Or how I learned to love the Emirates
When I first moved to Dubai, I hated this dull, dusty brown city. Back in 2002, everything was miles away from anywhere else (especially the nearest supermarket), the buses never ran on time (particularly the No21 to Al Quoz) and I was forced to speak a language I studied at school but couldn’t express myself in (although Hindi is considered India’s national language, I’d grown up speaking English).
Worse, my paltry salary meant I lived in a room with plastic chairs and a cheaper-than-Ikea bed in the bowels of Bur Dubai. As for my employer at the time, the less said the better – except that the company would find a new excuse to dock my wages each month.
For someone who had just been running a healthy dotcom start-up and had moved to Dubai on a lark, the city was a far cry from the international capital it is today. It seemed cold, unwelcoming and rather disappointingly, just like a provincial Indian capital.

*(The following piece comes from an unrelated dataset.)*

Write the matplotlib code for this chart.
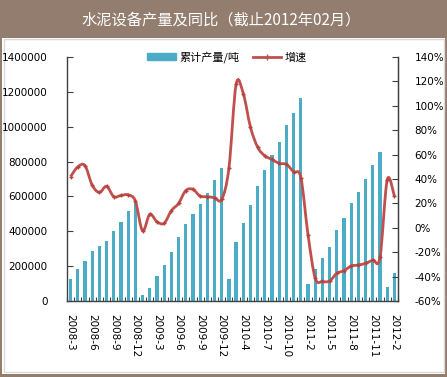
import matplotlib.pyplot as plt
import matplotlib.patches as mpatches
from matplotlib.path import Path
from matplotlib.lines import Line2D
from matplotlib.ticker import FuncFormatter, FixedLocator
import numpy as np

plt.rcParams['font.family'] = ['Noto Sans CJK SC', 'DejaVu Sans']

# ==========================================
# DATA
# ==========================================

months = (
    [f"2008-{m}" for m in range(3, 13)] +
    [f"2009-{m}" for m in range(1, 13)] +
    [f"2010-{m}" for m in range(2, 13)] +
    [f"2011-{m}" for m in range(2, 13)] +
    ["2012-1", "2012-2"]
)

# 累计产量/吨
output_t = [
    126000, 182000, 230000, 285000, 314000, 346000, 403000, 453000, 516000, 575000,
    36000, 76000, 143000, 205000, 281000, 370000, 442000, 499000, 557000, 620000,
    692000, 763000,
    126000, 337000, 448000, 551000, 658000, 752000, 838000, 915000, 1007000, 1081000,
    1165000,
    96000, 184000, 247000, 310000, 409000, 478000, 562000, 625000, 698000, 782000,
    855000,
    79000, 162000,
]

# 增速 (%)
growth_pct = [
    42, 50, 51, 35, 29, 34, 25.5, 26.5, 27, 22,
    -2.4, 11, 5, 3.7, 14, 20, 30.5, 31.5, 26, 25.5,
    24.7, 23.3,
    48.8, 117.5, 110, 82.4, 66, 59, 56, 52.8, 52, 45.8,
    41.2,
    -5.9, -41.4, -44, -43.6, -37.3, -35.1, -31.3, -30.5, -29.1, -26.4,
    -24.2,
    39.2, 26,
]

label_every = 3

BAR_COLOR = '#4BACC6'
LINE_COLOR = '#C0504D'
BROWN = '#937D6E'
AXIS_COLOR = '#404040'


# ==========================================
# FIGURE
# ==========================================

fig = plt.figure(figsize=(4.47, 3.77), dpi=100, facecolor=BROWN)

W, H = 447, 377

fig.patches.append(
    mpatches.Rectangle(
        (2 / W, 3 / H), 443 / W, (H - 38 - 3) / H,
        transform=fig.transFigure, facecolor='white',
        edgecolor='none', zorder=-2
    )
)
fig.patches.append(
    mpatches.Rectangle(
        (3.5 / W, 5 / H), 440 / W, (H - 38 - 6) / H,
        transform=fig.transFigure, facecolor='none',
        edgecolor='#D9D9D9', linewidth=1, zorder=-1
    )
)

fig.text(
    221 / W, 1 - 20 / H,
    "水泥设备产量及同比（截止2012年02月）",
    color='white', fontsize=11, ha='center', va='center'
)

ax = fig.add_axes([67 / W, 1 - 301 / H, 331 / W, 244 / H])
ax.set_facecolor('none')

x = np.arange(len(months))

ax.bar(x, output_t, width=0.45, color=BAR_COLOR, zorder=2)

ax.set_xlim(-0.5, len(months) - 0.5)
ax.set_ylim(0, 1400000)
ax.set_yticks(np.arange(0, 1400001, 200000))
ax.yaxis.set_major_formatter(FuncFormatter(lambda v, p: f"{v:.0f}"))

ax.set_xticks(x[::label_every])
ax.set_xticklabels(months[::label_every], rotation=-90, fontsize=7.5,
                   family=['DejaVu Sans'])
ax.xaxis.set_minor_locator(FixedLocator(np.arange(-0.5, len(months), 1)))
ax.tick_params(axis='x', which='major', length=0, pad=9)
ax.tick_params(axis='x', which='minor', length=3, direction='in',
               color=AXIS_COLOR, width=0.8)
ax.tick_params(axis='y', direction='in', length=4, color=AXIS_COLOR,
               labelsize=7.5, pad=14)
for lbl in ax.get_yticklabels():
    lbl.set_family(['DejaVu Sans'])

for side in ['top']:
    ax.spines[side].set_visible(False)
for side in ['left', 'bottom', 'right']:
    ax.spines[side].set_color(AXIS_COLOR)
    ax.spines[side].set_linewidth(1)


# ==========================================
# GROWTH LINE (smoothed like Excel)
# ==========================================

ax2 = ax.twinx()
ax2.set_ylim(-60, 140)
ax2.set_yticks(np.arange(-60, 141, 20))
ax2.yaxis.set_major_formatter(FuncFormatter(lambda v, p: f"{v:.0f}%"))
ax2.tick_params(axis='y', direction='in', length=4, color=AXIS_COLOR,
                labelsize=7.5, pad=12)
for lbl in ax2.get_yticklabels():
    lbl.set_family(['DejaVu Sans'])
ax2.spines['top'].set_visible(False)
ax2.spines['right'].set_color(AXIS_COLOR)
ax2.spines['left'].set_visible(False)
ax2.spines['bottom'].set_visible(False)

pts = np.column_stack([x, growth_pct]).astype(float)
verts = [pts[0]]
codes = [Path.MOVETO]
n = len(pts)
for i in range(n - 1):
    p0 = pts[i - 1] if i > 0 else pts[i]
    p1 = pts[i]
    p2 = pts[i + 1]
    p3 = pts[i + 2] if i + 2 < n else pts[i + 1]
    c1 = p1 + (p2 - p0) / 6
    c2 = p2 - (p3 - p1) / 6
    verts += [c1, c2, p2]
    codes += [Path.CURVE4] * 3

ax2.add_patch(
    mpatches.PathPatch(
        Path(verts, codes), facecolor='none',
        edgecolor=LINE_COLOR, linewidth=2, zorder=3
    )
)
ax2.plot(x, growth_pct, linestyle='none', marker='+', markersize=3.5,
         markeredgewidth=1, color='#B8403C', zorder=4)


# ==========================================
# LEGEND
# ==========================================

handles = [
    mpatches.Patch(color=BAR_COLOR, label='累计产量/吨'),
    Line2D([], [], color=LINE_COLOR, linewidth=2, marker='+',
           markersize=4, markeredgewidth=1, label='增速'),
]
fig.legend(
    handles=handles, loc='center', bbox_to_anchor=(227 / W, 1 - 57 / H),
    ncol=2, frameon=False, fontsize=8, handlelength=2.6,
    handleheight=0.5, columnspacing=1.2, handletextpad=0.3
)

fig.savefig('out.png', dpi=100, facecolor=BROWN)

Dubai is the cleanest suburb of Mumbai, people would joke, and I’d tell them they’d obviously never been to Mumbai and didn’t understand the easy camaraderie it engenders.
I’d tell them, instead, how much I loved super-efficient Singapore, where you can depend on the system to run to time, where the response to most situations is determined and communicated well in advance, where people aren’t quite as lackadaisical as they seem to be here.
Looking down my nose at the city of gold could never have worked, I realise now. Besides, quite obviously, my being in the wrong place at the wrong time. So when a friend dropped me off at the airport six months later as Tracy Chapman whimpered Gimme One Reason to Stay Here on the radio and my friend begged me to reconsider, I simply shrugged and took that jet plane home.
A year later, circumstances – and another job – brought me back. My feelings for the city hadn’t changed, but this time round, I wisely chose a travel job, so that I could get away every six weeks or so – particularly to countries with museums and theatres, where I would spend my entire allowance nurturing my soul.
Imagine my shock, then, on the flight back from one of these trips, almost two years to the day that I returned to the brownlands, when I was hit by a startling realisation: I was glad to be home. Dubai had suddenly become the city I wanted to return to most of all, the city where I wanted to lay my head. Suddenly I was saying “we” and “us” and “ours” instead of “they” and “theirs”.
That the shiny emirate could ever be home to me — and that I could enjoy living here, as I was beginning to do — was a radical paradigm shift, one that I wrestled with for months.
Part of it had to do with the development of Dubai at near-breakneck speed. As towers sprung up on Shaikh Zayed Road and a mass rapid transit system allowed people to take the train to work and yes, even count on bus schedules, the emirate was transformed before my very eyes. It was like that moment when you plug in your laptop again: everything is brighter, clearer, better. Suddenly everything worked.
An organic arts movement has thrown up plenty of entertainment options, and as the relentless construction work all over the city has slowed, with projects being completed and handed over, there are also many more things to do and many more places to go. For instance, I find myself in Abu Dhabi a lot more now; the emirate has morphed from a sleepy capital into a bustling arts hub in the space of a few short years.
And if the financial crisis has had one upside, it is that people have become friendlier, that chasing a fortune now seems to take second place to building relationships. I’ve made more friends of more nationalities since the crisis hit than I did during the boom years.
A close mate tells me two years seems to be the watershed moment for most people, when everything sort of magically falls into place. You’ve made friends and influenced people, you’ve got your utilities sorted out and internalised the system, you’re over that intense homesickness you feel on your first trip home and you’ve made your peace with the Emirates. If you cross the two-year mark, she says, it all comes together beautifully.